* _Given request_
In the entries below, find every line holding the string "with" and collect it.

* _Data for processing_
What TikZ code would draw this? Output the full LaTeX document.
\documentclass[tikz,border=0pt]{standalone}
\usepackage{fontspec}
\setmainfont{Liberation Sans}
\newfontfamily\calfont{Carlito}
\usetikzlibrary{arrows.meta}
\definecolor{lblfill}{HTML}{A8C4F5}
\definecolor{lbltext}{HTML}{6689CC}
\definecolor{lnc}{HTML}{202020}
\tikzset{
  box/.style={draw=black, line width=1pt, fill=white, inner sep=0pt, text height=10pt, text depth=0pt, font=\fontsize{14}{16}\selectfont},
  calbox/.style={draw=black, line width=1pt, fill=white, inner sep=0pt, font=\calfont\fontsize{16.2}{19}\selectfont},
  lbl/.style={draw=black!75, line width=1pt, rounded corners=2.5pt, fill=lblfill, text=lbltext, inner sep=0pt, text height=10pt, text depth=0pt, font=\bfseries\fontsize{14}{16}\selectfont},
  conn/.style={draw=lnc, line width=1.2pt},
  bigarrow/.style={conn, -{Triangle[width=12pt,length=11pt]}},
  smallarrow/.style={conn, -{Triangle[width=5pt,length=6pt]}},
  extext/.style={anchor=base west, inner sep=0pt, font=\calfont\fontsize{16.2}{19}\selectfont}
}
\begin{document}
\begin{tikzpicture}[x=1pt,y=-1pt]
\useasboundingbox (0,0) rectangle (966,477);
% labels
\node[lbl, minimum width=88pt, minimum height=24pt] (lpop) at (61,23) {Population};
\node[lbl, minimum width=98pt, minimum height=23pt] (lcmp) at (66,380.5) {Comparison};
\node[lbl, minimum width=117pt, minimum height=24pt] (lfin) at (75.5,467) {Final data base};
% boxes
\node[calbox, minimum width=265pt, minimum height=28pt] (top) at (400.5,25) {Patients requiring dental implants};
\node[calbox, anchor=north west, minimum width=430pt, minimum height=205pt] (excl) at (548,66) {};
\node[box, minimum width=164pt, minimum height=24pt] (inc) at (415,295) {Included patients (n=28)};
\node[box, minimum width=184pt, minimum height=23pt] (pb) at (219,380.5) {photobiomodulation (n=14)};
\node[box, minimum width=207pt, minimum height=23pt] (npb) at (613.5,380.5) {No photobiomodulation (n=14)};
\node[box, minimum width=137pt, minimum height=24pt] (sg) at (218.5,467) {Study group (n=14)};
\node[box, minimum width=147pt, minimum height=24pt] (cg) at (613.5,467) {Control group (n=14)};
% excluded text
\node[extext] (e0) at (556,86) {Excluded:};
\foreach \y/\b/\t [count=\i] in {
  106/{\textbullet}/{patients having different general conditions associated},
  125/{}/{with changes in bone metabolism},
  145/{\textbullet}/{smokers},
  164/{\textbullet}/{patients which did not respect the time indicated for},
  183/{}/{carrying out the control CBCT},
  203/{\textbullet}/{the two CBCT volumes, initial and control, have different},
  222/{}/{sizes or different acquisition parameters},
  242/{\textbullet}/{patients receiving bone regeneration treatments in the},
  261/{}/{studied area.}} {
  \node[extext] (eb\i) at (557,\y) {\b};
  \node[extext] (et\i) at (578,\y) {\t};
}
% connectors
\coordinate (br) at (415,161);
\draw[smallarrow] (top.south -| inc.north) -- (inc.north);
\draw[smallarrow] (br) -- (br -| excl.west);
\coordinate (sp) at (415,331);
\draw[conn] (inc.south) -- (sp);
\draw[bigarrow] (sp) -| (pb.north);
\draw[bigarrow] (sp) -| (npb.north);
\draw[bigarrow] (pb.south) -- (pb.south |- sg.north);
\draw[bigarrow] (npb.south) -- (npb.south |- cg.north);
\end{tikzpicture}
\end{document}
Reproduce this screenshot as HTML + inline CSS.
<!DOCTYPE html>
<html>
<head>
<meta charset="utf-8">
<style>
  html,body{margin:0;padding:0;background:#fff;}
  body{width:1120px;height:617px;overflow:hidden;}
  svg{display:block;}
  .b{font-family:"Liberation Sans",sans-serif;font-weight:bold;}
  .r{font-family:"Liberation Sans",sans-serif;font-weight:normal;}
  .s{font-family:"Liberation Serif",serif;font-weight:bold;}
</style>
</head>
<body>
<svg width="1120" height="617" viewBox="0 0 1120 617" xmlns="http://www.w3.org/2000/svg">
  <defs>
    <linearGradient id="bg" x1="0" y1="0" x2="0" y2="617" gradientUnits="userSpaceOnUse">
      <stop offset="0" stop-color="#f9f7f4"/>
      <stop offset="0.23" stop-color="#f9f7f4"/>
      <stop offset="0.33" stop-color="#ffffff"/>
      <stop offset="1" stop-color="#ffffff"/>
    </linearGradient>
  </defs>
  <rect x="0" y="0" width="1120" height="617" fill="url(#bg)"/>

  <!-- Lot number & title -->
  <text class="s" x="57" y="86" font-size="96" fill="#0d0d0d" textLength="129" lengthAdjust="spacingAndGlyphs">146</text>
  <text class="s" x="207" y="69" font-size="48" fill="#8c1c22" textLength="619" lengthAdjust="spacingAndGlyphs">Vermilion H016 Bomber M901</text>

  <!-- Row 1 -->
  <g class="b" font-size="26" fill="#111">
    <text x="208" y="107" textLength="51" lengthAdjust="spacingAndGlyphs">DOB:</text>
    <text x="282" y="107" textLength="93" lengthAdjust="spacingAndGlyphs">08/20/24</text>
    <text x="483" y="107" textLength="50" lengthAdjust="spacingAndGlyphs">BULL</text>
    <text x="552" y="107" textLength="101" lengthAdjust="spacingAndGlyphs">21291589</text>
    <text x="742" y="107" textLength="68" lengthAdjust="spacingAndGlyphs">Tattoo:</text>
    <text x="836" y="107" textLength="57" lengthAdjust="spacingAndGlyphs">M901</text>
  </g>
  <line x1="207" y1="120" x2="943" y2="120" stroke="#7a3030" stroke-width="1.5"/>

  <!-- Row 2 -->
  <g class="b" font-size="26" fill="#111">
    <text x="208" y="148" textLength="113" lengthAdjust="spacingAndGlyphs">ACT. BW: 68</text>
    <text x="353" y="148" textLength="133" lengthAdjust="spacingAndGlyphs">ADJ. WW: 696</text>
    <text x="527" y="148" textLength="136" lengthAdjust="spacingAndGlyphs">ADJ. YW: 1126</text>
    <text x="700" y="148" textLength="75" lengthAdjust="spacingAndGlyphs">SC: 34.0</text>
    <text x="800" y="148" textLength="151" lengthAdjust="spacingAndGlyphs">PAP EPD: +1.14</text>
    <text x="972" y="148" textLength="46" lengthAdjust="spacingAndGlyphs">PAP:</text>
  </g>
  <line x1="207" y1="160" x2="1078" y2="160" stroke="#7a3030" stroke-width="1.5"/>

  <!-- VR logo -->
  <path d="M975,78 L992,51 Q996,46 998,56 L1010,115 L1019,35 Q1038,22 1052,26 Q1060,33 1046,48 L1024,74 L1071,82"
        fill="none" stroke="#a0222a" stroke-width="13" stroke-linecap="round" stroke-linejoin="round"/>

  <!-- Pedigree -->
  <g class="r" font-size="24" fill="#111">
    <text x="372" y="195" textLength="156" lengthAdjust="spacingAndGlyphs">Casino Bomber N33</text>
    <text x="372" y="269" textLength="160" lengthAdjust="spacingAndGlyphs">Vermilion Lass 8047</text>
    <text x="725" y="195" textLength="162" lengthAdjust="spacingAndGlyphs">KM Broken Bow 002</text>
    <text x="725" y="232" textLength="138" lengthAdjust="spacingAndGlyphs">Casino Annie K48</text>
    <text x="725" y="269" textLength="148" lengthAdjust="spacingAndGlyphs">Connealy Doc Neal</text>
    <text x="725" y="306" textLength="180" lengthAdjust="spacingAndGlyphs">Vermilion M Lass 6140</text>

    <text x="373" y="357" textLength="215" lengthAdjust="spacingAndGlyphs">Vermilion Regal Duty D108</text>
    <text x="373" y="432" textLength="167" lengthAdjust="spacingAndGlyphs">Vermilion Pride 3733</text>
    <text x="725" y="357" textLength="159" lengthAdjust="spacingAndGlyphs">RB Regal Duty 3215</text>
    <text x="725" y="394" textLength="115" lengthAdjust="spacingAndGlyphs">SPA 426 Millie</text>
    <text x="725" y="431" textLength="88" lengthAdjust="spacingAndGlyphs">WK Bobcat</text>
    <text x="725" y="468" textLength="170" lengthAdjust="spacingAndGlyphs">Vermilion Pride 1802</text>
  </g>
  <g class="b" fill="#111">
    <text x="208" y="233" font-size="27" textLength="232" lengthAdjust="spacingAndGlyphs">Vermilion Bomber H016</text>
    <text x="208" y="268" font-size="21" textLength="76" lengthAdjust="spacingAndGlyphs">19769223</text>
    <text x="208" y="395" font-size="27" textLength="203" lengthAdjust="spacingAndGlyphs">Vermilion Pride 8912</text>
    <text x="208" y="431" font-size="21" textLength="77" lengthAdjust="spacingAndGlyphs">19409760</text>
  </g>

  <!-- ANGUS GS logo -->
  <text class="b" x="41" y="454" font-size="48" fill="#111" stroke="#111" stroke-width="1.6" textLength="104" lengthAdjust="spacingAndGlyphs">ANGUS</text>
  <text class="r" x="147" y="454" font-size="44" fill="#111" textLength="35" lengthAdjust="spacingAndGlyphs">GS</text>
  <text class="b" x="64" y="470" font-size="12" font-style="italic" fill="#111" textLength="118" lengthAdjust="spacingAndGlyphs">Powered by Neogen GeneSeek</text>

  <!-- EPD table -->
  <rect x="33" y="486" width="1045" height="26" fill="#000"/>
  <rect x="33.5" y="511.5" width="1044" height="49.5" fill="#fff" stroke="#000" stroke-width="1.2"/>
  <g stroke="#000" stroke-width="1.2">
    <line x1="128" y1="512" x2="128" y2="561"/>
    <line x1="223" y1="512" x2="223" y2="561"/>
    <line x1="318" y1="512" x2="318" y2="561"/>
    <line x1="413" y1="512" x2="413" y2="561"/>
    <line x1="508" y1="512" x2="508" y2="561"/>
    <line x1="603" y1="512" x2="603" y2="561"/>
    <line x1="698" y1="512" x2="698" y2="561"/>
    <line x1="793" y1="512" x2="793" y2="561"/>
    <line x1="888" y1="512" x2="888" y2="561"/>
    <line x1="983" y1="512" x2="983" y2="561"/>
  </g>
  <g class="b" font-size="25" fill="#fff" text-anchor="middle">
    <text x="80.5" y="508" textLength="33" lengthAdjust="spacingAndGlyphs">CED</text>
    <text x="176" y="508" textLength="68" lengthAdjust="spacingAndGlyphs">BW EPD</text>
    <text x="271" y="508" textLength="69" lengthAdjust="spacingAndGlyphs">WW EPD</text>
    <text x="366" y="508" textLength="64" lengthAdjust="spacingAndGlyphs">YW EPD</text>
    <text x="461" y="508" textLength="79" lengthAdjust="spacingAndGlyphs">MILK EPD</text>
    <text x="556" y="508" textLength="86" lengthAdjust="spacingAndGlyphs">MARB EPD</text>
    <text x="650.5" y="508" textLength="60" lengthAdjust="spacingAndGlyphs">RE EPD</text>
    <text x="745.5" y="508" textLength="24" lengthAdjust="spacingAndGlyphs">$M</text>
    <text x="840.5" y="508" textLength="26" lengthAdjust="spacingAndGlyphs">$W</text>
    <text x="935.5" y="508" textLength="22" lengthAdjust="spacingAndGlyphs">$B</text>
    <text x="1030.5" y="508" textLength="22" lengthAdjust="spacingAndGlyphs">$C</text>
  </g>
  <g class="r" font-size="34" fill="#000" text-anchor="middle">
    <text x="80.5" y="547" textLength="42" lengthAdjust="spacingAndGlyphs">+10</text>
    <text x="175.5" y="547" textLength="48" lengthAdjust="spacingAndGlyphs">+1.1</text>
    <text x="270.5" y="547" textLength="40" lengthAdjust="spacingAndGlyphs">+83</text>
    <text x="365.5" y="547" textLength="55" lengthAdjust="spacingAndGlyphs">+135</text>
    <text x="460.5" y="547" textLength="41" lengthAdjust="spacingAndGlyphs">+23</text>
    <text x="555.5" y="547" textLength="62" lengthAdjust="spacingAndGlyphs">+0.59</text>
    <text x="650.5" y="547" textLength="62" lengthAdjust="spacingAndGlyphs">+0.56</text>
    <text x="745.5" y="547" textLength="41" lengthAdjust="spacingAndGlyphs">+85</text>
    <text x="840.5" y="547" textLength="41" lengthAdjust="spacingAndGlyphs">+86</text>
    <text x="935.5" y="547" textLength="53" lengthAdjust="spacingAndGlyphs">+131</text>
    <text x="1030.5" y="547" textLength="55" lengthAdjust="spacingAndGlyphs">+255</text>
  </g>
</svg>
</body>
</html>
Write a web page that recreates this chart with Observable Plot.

* _Exercise response_
  125/{}/{with changes in bone metabolism},
Write a web page that recreates this chart with Observable Plot.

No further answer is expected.